Records to use
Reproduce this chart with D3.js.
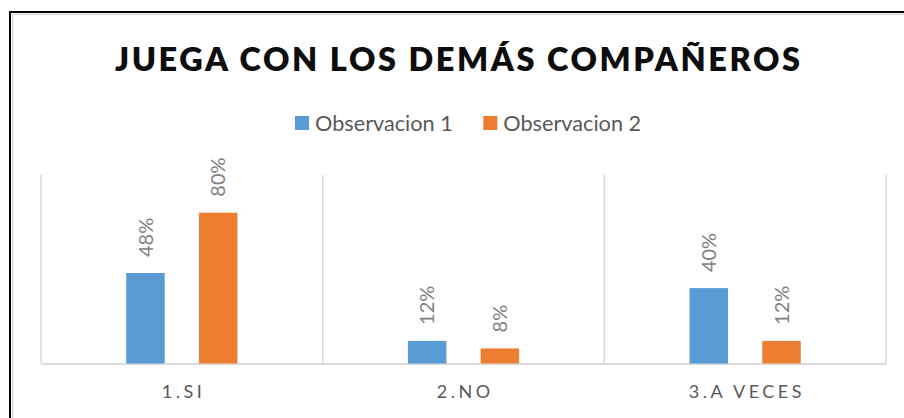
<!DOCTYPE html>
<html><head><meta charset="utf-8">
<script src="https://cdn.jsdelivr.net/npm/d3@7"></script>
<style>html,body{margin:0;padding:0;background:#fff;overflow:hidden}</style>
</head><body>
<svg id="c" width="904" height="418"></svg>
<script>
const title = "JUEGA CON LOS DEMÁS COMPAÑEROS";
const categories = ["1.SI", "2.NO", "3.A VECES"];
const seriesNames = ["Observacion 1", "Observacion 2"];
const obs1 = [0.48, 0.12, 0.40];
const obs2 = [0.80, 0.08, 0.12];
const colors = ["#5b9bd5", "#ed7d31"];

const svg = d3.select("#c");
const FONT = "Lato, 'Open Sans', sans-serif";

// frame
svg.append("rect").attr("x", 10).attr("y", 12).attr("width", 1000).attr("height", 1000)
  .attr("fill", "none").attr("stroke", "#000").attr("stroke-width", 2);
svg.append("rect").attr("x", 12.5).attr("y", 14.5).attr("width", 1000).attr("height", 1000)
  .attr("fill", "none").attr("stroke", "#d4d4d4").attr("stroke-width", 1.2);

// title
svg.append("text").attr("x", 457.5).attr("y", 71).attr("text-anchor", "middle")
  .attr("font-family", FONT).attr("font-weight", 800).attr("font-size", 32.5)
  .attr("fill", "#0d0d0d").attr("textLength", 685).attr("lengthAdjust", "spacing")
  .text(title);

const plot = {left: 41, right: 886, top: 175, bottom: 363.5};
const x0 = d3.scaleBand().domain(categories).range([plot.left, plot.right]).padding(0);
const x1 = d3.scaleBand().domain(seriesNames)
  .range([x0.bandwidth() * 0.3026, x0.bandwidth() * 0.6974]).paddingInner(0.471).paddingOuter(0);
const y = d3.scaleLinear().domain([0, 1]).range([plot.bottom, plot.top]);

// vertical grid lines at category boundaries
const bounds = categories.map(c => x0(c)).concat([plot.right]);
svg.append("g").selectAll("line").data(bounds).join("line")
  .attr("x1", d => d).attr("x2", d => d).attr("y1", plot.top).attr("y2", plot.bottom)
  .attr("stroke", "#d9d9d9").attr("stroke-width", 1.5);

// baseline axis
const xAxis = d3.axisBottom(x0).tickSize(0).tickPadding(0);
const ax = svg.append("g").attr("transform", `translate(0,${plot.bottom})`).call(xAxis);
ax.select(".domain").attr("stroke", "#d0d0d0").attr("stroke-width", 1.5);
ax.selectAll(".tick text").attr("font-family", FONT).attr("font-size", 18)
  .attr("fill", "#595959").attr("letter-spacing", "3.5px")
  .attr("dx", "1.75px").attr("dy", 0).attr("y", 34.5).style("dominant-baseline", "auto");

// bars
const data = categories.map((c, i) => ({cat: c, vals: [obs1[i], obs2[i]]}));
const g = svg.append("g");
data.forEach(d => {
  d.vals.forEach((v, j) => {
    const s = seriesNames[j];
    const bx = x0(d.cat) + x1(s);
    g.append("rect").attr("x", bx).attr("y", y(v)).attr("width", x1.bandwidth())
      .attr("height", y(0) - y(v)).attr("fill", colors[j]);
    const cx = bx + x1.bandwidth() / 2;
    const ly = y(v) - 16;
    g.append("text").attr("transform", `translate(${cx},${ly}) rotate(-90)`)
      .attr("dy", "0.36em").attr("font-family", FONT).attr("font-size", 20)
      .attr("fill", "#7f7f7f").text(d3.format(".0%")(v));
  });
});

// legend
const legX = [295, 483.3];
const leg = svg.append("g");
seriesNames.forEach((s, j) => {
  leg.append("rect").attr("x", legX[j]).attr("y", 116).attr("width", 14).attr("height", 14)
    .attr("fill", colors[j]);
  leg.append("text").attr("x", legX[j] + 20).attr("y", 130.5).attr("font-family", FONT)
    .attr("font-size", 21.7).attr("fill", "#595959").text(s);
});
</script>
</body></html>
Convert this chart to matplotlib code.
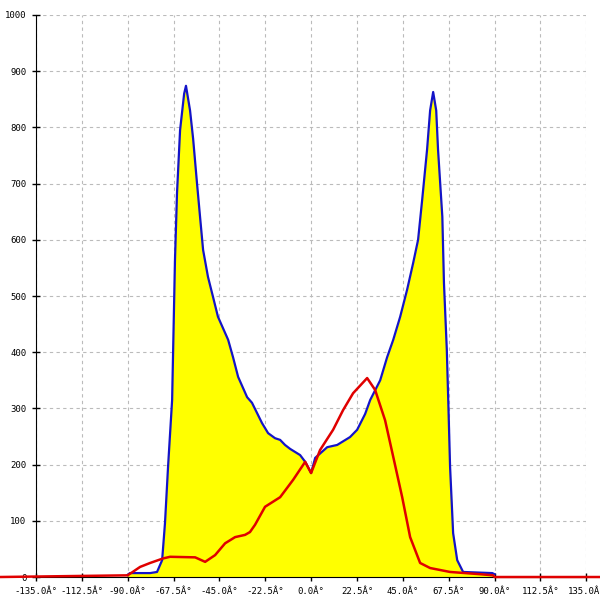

Stated task
Reproduce each record from above exactly; pictures do not belong in the copy.

Correct answer
Reproduce this chart with D3.js.
<!DOCTYPE html>
<html><head><meta charset="utf-8">
<script src="https://cdn.jsdelivr.net/npm/d3@7"></script>
<style>html,body{margin:0;padding:0;background:#fff;overflow:hidden}</style>
</head><body>
<svg id="c" width="904" height="418"></svg>
<script>
const title = "JUEGA CON LOS DEMÁS COMPAÑEROS";
const categories = ["1.SI", "2.NO", "3.A VECES"];
const seriesNames = ["Observacion 1", "Observacion 2"];
const obs1 = [0.48, 0.12, 0.40];
const obs2 = [0.80, 0.08, 0.12];
const colors = ["#5b9bd5", "#ed7d31"];

const svg = d3.select("#c");
const FONT = "Lato, 'Open Sans', sans-serif";

// frame
svg.append("rect").attr("x", 10).attr("y", 12).attr("width", 1000).attr("height", 1000)
  .attr("fill", "none").attr("stroke", "#000").attr("stroke-width", 2);
svg.append("rect").attr("x", 12.5).attr("y", 14.5).attr("width", 1000).attr("height", 1000)
  .attr("fill", "none").attr("stroke", "#d4d4d4").attr("stroke-width", 1.2);

// title
svg.append("text").attr("x", 457.5).attr("y", 71).attr("text-anchor", "middle")
  .attr("font-family", FONT).attr("font-weight", 800).attr("font-size", 32.5)
  .attr("fill", "#0d0d0d").attr("textLength", 685).attr("lengthAdjust", "spacing")
  .text(title);

const plot = {left: 41, right: 886, top: 175, bottom: 363.5};
const x0 = d3.scaleBand().domain(categories).range([plot.left, plot.right]).padding(0);
const x1 = d3.scaleBand().domain(seriesNames)
  .range([x0.bandwidth() * 0.3026, x0.bandwidth() * 0.6974]).paddingInner(0.471).paddingOuter(0);
const y = d3.scaleLinear().domain([0, 1]).range([plot.bottom, plot.top]);

// vertical grid lines at category boundaries
const bounds = categories.map(c => x0(c)).concat([plot.right]);
svg.append("g").selectAll("line").data(bounds).join("line")
  .attr("x1", d => d).attr("x2", d => d).attr("y1", plot.top).attr("y2", plot.bottom)
  .attr("stroke", "#d9d9d9").attr("stroke-width", 1.5);

// baseline axis
const xAxis = d3.axisBottom(x0).tickSize(0).tickPadding(0);
const ax = svg.append("g").attr("transform", `translate(0,${plot.bottom})`).call(xAxis);
ax.select(".domain").attr("stroke", "#d0d0d0").attr("stroke-width", 1.5);
ax.selectAll(".tick text").attr("font-family", FONT).attr("font-size", 18)
  .attr("fill", "#595959").attr("letter-spacing", "3.5px")
  .attr("dx", "1.75px").attr("dy", 0).attr("y", 34.5).style("dominant-baseline", "auto");

// bars
const data = categories.map((c, i) => ({cat: c, vals: [obs1[i], obs2[i]]}));
const g = svg.append("g");
data.forEach(d => {
  d.vals.forEach((v, j) => {
    const s = seriesNames[j];
    const bx = x0(d.cat) + x1(s);
    g.append("rect").attr("x", bx).attr("y", y(v)).attr("width", x1.bandwidth())
      .attr("height", y(0) - y(v)).attr("fill", colors[j]);
    const cx = bx + x1.bandwidth() / 2;
    const ly = y(v) - 16;
    g.append("text").attr("transform", `translate(${cx},${ly}) rotate(-90)`)
      .attr("dy", "0.36em").attr("font-family", FONT).attr("font-size", 20)
      .attr("fill", "#7f7f7f").text(d3.format(".0%")(v));
  });
});

// legend
const legX = [295, 483.3];
const leg = svg.append("g");
seriesNames.forEach((s, j) => {
  leg.append("rect").attr("x", legX[j]).attr("y", 116).attr("width", 14).attr("height", 14)
    .attr("fill", colors[j]);
  leg.append("text").attr("x", legX[j] + 20).attr("y", 130.5).attr("font-family", FONT)
    .attr("font-size", 21.7).attr("fill", "#595959").text(s);
});
</script>
</body></html>
Convert this chart to matplotlib code.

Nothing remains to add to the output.